Chance’s words trail off as my wolf doesn’t even give me time to disrobe. The shift has me tearing through the T-shirt and worn pair of jeans I kept in the closet.
He’s primed and ready to stretch our legs and go out for a run, but my wolf waits for our two betas. He’s not built to defy orders. The natural instinct of my wolf is to stick close to whoever the strongest wolf is at the moment.
Right now that’s Chance.
If only my human had followed my wolf’s instincts.
I push out a heavy breath and wobble my head left to right to dislodge that thought. No time for regrets now. What’s done is done.
Chance looks back at me and makes a barking noise, telling me to stick close. My wolf instantly takes off behind Chance. Mike brings up the rear. I know they’re surrounding me, possibly thinking I would use this as an opportunity to try to get away.
The thought doesn’t even cross my mind. I’ve accepted my fate.
I don’t allow myself to get lost in self-pity. Instead, I take in the scenery around me. For seemingly the first time, I take in the rust-red colored mountains that surround the commune. It’s late afternoon, which means the sun is starting to set behind the mountains. The sun’s light throws off a stunning array of orange, magenta, and purplish hue of the few clouds that outline the mountains.
My wolf lifts his head and inhales. Fresh, early-summer air hits my nose. Yes, it’s a little dry but my wolf’s tongue lolls outside of my mouth, as if he’s smiling. The ground beneath our feet, though harsh and rocky, enlivens us somehow.
In the distance, I can hear birds high in the trees, chirping and singing as their form of communication with one another.
This is the first run my wolf has been on in more than a year. Given it’s been around ten or eleven months that I was locked away, and before that I rarely went on pack runs in the last five years or so.
I hadn’t realized how deeply my wolf yearned to get out for a run. I’d stuffed him so far down, almost pretending that I wasn’t even half-wolf.
Chance, still ahead of me, makes a sound close to a bark and then juts his head to the left, signaling for me to follow him into the forest that cuts around the back of the commune.
I remember the area well. The area is forested before a small field opens up that looks down on the majority of the commune.
As I follow Chance, I take in the familiar sights. That is, until something stops me.
I come up so short that Mike’s wolf almost slams into me. He makes a shrieking sound before veering off at the last second, avoiding the collision.

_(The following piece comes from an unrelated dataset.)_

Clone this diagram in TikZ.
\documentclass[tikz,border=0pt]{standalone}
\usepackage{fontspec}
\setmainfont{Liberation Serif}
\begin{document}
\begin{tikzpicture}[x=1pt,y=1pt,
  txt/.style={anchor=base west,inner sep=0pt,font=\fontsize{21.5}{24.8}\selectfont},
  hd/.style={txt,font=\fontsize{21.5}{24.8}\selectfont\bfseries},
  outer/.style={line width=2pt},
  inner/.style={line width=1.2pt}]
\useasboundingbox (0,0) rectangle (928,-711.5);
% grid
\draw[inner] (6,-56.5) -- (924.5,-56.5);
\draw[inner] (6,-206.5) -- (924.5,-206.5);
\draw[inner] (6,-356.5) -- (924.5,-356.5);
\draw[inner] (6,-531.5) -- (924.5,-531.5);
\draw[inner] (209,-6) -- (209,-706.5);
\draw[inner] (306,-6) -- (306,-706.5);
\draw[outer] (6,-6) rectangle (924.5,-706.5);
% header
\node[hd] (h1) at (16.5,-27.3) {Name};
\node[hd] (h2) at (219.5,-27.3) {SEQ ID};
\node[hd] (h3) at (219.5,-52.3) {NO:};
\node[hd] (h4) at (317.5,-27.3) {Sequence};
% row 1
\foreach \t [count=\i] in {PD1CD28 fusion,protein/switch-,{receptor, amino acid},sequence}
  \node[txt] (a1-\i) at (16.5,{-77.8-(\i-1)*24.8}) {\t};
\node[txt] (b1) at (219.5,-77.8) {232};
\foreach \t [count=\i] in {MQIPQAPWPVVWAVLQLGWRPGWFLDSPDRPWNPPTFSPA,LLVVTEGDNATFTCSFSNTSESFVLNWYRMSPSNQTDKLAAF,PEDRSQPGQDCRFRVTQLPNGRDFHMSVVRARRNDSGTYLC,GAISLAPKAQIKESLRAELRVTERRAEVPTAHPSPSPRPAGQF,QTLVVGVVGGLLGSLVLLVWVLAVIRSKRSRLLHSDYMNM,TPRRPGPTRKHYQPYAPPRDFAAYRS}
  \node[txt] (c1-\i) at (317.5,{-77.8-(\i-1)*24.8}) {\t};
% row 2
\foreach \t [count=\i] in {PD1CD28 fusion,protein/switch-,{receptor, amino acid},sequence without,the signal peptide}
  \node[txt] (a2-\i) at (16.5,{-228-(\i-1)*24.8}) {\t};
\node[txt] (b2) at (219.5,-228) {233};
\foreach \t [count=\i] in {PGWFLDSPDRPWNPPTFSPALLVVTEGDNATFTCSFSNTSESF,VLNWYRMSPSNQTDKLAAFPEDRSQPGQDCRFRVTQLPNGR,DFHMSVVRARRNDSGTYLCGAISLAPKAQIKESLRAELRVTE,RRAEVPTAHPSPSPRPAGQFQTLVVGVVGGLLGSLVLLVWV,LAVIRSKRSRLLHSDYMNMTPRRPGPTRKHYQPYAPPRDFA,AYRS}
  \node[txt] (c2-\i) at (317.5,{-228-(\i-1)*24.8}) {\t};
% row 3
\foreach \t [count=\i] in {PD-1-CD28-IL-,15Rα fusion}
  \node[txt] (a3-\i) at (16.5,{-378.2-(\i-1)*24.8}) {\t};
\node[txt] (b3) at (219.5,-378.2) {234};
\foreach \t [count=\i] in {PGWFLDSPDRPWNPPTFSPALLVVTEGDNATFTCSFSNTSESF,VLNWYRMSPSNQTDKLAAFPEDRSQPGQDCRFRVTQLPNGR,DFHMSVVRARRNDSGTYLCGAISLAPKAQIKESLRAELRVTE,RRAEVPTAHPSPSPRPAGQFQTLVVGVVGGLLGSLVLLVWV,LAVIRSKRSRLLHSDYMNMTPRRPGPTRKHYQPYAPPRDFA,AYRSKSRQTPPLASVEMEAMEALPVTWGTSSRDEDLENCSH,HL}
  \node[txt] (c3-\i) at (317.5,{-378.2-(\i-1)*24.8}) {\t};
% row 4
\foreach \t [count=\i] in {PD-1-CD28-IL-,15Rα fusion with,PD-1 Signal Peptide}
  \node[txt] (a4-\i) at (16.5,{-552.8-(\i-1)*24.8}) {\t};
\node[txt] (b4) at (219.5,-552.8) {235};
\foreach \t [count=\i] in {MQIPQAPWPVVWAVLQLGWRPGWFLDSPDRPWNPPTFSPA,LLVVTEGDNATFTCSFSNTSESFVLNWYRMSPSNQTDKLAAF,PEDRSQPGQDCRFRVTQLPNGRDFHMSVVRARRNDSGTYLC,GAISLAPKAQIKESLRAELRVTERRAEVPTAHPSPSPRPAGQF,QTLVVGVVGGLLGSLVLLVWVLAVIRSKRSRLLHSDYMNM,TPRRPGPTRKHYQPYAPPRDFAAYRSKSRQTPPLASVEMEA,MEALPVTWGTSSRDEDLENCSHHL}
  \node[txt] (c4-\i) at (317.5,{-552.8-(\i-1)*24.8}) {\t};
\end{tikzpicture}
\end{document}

Mike nor his surprise are my main concern as my wolf, still heaving from running, trots over to what looks like a grave site. The closer we get, the harder my heart begins racing.
It is a gravestone.
This wasn’t here the last time I was in this place.
What’s even more surprising, isn’t the fact that the gravestone is there, but the name on the stone.
Ashley Nightwolf.
As soon as we read the name, a pain unlike anything I’ve felt—which is saying a lot—starts in my chest. Like a star bursting wide open, it spreads throughout the rest of my body.

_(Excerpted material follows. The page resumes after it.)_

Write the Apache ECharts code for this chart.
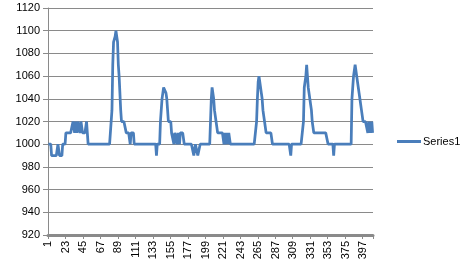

My wolf raises his head and lets out a wail that I suppose neither Chance nor Mike had ever heard before. They both rush to my side, nudging me with their massive wolf heads to get me to, I don’t know, move along.

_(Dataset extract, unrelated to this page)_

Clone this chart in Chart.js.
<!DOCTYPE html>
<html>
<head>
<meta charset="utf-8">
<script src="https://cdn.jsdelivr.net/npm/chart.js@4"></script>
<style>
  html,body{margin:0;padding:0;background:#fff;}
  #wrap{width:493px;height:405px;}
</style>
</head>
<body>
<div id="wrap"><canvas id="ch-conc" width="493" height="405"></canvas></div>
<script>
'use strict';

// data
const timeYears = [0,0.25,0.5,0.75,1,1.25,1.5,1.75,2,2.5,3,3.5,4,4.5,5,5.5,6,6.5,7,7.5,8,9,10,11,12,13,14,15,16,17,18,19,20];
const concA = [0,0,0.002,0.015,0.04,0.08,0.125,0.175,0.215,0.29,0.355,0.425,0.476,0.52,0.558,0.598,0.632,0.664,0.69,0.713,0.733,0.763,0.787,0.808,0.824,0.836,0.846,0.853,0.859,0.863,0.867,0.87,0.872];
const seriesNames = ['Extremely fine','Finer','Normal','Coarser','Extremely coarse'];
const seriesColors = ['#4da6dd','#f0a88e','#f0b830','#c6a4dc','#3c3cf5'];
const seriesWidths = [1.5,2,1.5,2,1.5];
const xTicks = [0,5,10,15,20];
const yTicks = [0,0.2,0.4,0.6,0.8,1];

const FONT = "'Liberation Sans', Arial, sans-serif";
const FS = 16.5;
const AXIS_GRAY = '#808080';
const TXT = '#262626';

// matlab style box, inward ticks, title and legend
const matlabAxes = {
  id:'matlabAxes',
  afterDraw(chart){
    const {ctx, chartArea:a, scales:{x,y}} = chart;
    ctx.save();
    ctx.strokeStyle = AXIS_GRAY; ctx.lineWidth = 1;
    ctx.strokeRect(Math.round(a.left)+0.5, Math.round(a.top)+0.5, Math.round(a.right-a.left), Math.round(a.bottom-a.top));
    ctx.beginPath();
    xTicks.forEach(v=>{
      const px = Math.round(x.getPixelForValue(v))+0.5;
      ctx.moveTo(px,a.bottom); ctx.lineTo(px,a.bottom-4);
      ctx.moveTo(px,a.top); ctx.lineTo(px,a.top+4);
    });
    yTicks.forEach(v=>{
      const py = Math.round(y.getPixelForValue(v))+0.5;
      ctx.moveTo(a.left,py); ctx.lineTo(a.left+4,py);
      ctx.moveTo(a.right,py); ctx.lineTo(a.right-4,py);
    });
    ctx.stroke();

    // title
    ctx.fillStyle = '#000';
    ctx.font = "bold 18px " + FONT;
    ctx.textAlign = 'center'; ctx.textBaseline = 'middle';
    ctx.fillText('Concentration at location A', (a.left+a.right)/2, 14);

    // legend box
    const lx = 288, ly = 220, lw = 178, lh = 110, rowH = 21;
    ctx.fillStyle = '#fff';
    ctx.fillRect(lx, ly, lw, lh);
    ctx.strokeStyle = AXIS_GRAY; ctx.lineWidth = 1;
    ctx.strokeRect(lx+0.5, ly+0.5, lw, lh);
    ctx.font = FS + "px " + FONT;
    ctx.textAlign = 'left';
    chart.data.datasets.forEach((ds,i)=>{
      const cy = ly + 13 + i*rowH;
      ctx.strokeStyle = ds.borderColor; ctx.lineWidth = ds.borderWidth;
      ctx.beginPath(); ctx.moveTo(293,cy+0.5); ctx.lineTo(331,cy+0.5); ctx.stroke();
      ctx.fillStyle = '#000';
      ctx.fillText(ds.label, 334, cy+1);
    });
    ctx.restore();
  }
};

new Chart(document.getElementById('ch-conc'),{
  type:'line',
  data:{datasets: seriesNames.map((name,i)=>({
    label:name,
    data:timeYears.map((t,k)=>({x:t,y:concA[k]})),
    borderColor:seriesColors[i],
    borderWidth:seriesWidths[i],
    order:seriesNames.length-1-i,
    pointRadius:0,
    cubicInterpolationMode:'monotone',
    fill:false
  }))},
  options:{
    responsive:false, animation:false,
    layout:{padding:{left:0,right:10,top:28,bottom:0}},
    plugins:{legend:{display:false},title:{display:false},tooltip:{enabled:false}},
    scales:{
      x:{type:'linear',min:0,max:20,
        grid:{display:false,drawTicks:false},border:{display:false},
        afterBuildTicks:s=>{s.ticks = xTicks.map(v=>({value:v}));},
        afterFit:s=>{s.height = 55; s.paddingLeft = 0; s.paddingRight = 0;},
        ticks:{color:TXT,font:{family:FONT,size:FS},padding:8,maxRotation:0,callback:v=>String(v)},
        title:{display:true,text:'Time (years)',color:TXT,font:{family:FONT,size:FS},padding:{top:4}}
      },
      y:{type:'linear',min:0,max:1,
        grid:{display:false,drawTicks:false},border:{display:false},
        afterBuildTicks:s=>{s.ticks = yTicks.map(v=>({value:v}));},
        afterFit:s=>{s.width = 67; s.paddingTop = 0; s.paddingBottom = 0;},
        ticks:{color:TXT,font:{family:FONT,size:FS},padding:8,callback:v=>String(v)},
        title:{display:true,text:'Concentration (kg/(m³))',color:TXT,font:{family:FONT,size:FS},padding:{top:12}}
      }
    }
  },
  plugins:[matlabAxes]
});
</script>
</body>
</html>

All I can think of, though, is the name on the tombstone.
Ashley.
My Ashley?
Is she gone?
Didn’t we just see her a few nights ago? Did I harm her in my pain-filled insanity? Is that what happened?
My wolf’s mind has taken over, thinking she’s gone. All that’s left is his natural instincts taking over.
My wolf digs at the ground with sharp claws. What he’s digging for, I don’t know. Evidence that this isn’t true, possibly. That she is still here. I can’t see her, but this, this can’t be true.
Ashley still has to be alive.
Even the nudges and communications from the beta wolves on either side of me don’t get my wolf to calm down. He’s completely lost it, still wailing in pain while also digging, scraping, and clawing at the ground.
No! No! No! is all that rings through both of our minds.